- Directed by: Max Reid
- Screenplay by: John Sayles
- Story by: Larry Stamper John Sayles
- Produced by: David Calloway Nicolas Clermont
- Starring: Robert Knepper Kathleen Quinlan
- Cinematography: René Verzier
- Edited by: Battle Davis Steven Rosenblum
- Music by: George S. Clinton
- Production company: Filmline International
- Distributed by: Atlantic Releasing Corporation
- Release date: April 17, 1987;
- Running time: 92 minutes
- Countries: United States Canada
- Language: English
- Budget: $4,5 million
- Box office: US$84,000

= Wild Thing (film) =

1987 film by Max Reid

Wild Thing is a 1987 American-Canadian film directed by Max Reid and starring Robert Knepper and Kathleen Quinlan. The screenplay was by John Sayles and the story by Larry Stamper. The film was distributed by the Atlantic Entertainment Group.

Director Max Reid called it "a fairytale for adults."

==Plot==
When his parents are killed in a botched drug deal, a young boy is taken in by a bag lady who teaches him about the Blue Coats (Cops) and White Coats (Doctors). After her death, he becomes an urban Tarzan defending innocents in a large city. He soon becomes an urban legend and champion of street justice, espousing a 1960s philosophy and coming to the aid of the helpless and oppressed. Jane is the concerned social worker who falls for the hero.

Armed with a bow and arrow and makeshift equipment such as a grappling hook made from an old umbrella, he and his cat sidekick set out to avenge his parents death when he finds the drug dealer that killed them. The song Wild Thing by the rock band The Troggs is played as a sort of theme music for this unlikely hero.

==Cast==
- Robert Knepper as Wild Thing
  - Guillaume Lemay-Thivierge as Wild Thing (10 years old)
- Kathleen Quinlan as Jane
- Robert Davi as Chopper
- Maury Chaykin as Jonathan Trask
- Betty Buckley as Leah
- Clark Johnson as Winston
- Sean Hewitt as Father Quinn
- Teddy Abner as Rasheed
- Cree Summer as Lisa
- Shawn Levy as Paul

==Production==
According to John Sayles, "there was an original writer and then there was a guy who did a major rewrite on it. The producers didn’t like his rewrite; they had me come in, I rewrote it pretty heavily, but I didn’t come up with the original story. Then they hired the guy who had written the second draft to direct it, but told him" he could not change the script. Sayles said "it was this weird thing—the director working on a script he thought had been ruined." He says the first two writers refused to take credit so he was given sole credit.

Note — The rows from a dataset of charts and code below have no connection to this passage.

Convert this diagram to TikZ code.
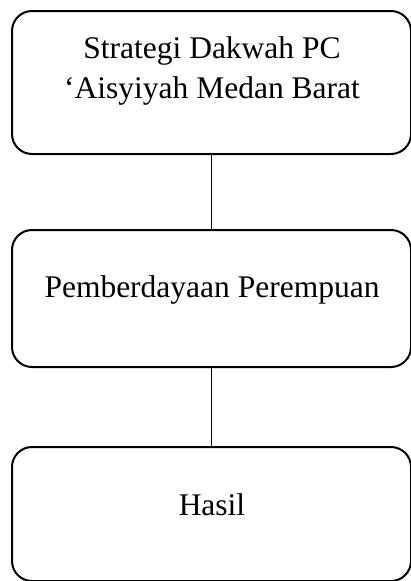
\documentclass[tikz,border=0pt]{standalone}
\usepackage{fontspec}
\setmainfont{Liberation Serif}
\begin{document}
\begin{tikzpicture}[x=1pt,y=-1pt,
  box/.style={draw, line width=2pt, rounded corners=20pt, minimum width=399pt, inner sep=0pt, anchor=north},
  lbl/.style={font=\fontsize{31.5}{40}\selectfont, inner sep=0pt, anchor=base},
  link/.style={draw, line width=1pt}]
\useasboundingbox (0,0) rectangle (410,581);
\node[box, minimum height=143pt] (b1) at (211.5,10) {};
\node[box, minimum height=137pt] (b2) at (211.5,229) {};
\node[box, minimum height=134pt] (b3) at (211.5,446) {};
\node[lbl] (t1a) at (212,58) {Strategi Dakwah PC};
\node[lbl] (t1b) at (212,98) {‘Aisyiyah Medan Barat};
\node[lbl] (t2) at (212,297) {Pemberdayaan Perempuan};
\node[lbl] (t3) at (212,515) {Hasil};
\draw[link] (b1.south) -- (b2.north);
\draw[link] (b2.south) -- (b3.north);
\end{tikzpicture}
\end{document}
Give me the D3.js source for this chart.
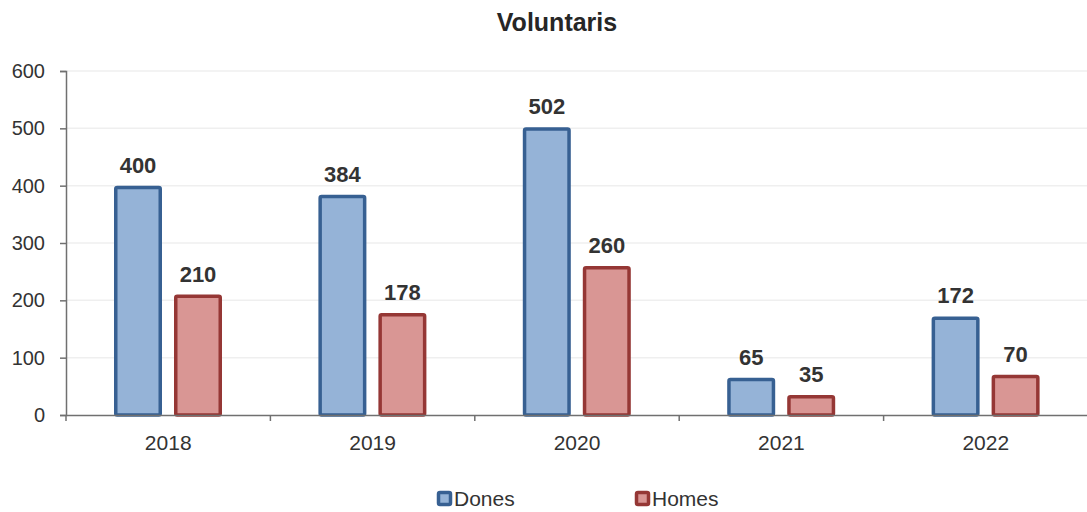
<!DOCTYPE html>
<html><head><meta charset="utf-8">
<script src="https://cdn.jsdelivr.net/npm/d3@7"></script>
<style>body{margin:0;background:#fff}svg{display:block}text{font-family:"Liberation Sans",Arial,sans-serif}</style>
</head><body>
<svg id="c" width="1087" height="512"></svg>
<script>
const categories = ["2018","2019","2020","2021","2022"];
const seriesNames = ["Dones","Homes"];
const dones = [400,384,502,65,172];
const homes = [210,178,260,35,70];
const yTicks = [0,100,200,300,400,500,600];
const fills = ["#95b3d7","#d99694"];
const strokes = ["#376092","#953735"];

const svg = d3.select("#c");
const m = {l:66, r:1088, t:71, b:415};
const x = d3.scaleBand().domain(categories).range([m.l, m.r]);
const x1 = d3.scaleBand().domain(seriesNames).range([48, 156]).paddingInner(0.2);
const y = d3.scaleLinear().domain([0,600]).range([m.b, m.t]);

svg.append("text").attr("x",557).attr("y",31).attr("text-anchor","middle")
  .style("font-size","25px").style("font-weight","bold").attr("fill","#262626").text("Voluntaris");

// grid
svg.append("g").selectAll("line").data(yTicks.filter(d=>d>0)).join("line")
  .attr("x1",m.l).attr("x2",m.r).attr("y1",d=>y(d)).attr("y2",d=>y(d))
  .attr("stroke","#efefef").attr("stroke-width",1.5);

const data = categories.map((c,i)=>({c, vals:[dones[i],homes[i]]}));
const g = svg.append("g");
data.forEach(d=>{
  d.vals.forEach((v,j)=>{
    const bx = x(d.c) + x1(seriesNames[j]);
    const bw = x1.bandwidth();
    g.append("rect").attr("x",bx+1.75).attr("y",y(v)+1.75).attr("width",bw-3.5).attr("height",y(0)-y(v)-1.75)
      .attr("fill",fills[j]).attr("stroke",strokes[j]).attr("stroke-width",3.5).attr("rx",1.5);
    g.append("text").attr("x",bx+bw/2).attr("y",y(v)-13).attr("text-anchor","middle")
      .style("font-size","22px").style("font-weight","bold").attr("fill","#333").text(v);
  });
});

// axes
const yAxis = d3.axisLeft(y).tickValues(yTicks).tickSize(6).tickPadding(15);
const ya = svg.append("g").attr("transform",`translate(${m.l},0)`).call(yAxis);
ya.select(".domain").attr("stroke","#707070").attr("stroke-width",1.5);
ya.selectAll(".tick line").attr("stroke","#707070").attr("stroke-width",1.5);
ya.selectAll(".tick text").style("font-size","20px").attr("fill","#333").attr("font-family","Liberation Sans, Arial, sans-serif");

const xAxis = d3.axisBottom(x).tickSize(0).tickPadding(20);
const xa = svg.append("g").attr("transform",`translate(0,${m.b})`).call(xAxis);
xa.select(".domain").attr("stroke","#707070").attr("stroke-width",1.5);
xa.selectAll(".tick text").style("font-size","21px").attr("fill","#333").attr("font-family","Liberation Sans, Arial, sans-serif");
const bounds = categories.map(c=>x(c)).concat([m.r]);
svg.append("g").selectAll("line").data(bounds).join("line")
  .attr("x1",d=>d).attr("x2",d=>d).attr("y1",m.b).attr("y2",m.b+6)
  .attr("stroke","#707070").attr("stroke-width",1.5);

// legend
const lx = [437, 635];
seriesNames.forEach((s,j)=>{
  svg.append("rect").attr("x",lx[j]+1.5).attr("y",492.5).attr("width",12).attr("height",12)
    .attr("fill",fills[j]).attr("stroke",strokes[j]).attr("stroke-width",3.5).attr("rx",1.5);
  svg.append("text").attr("x",lx[j]+17).attr("y",506).style("font-size","21px").attr("fill","#333").text(s);
});
</script>
</body></html>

The film was shot in Montreal in August–September 1986. Director Max Reid was best known for his work in documentaries.

==Reception==
Variety called it "one of those film oddities that is impossible to categorize. Story of an urban Tarzan is by turns sanctimonious and silly with detours for street philosophizing, ’60s idealism, gang uprisings and exhortations for non-violence from the neighborhood priest. One can only watch with a curious fascination and wonder what in the world is going on here."

The Los Angeles Times called it "an amiable and inventive urban fairytale" and "refreshingly smart."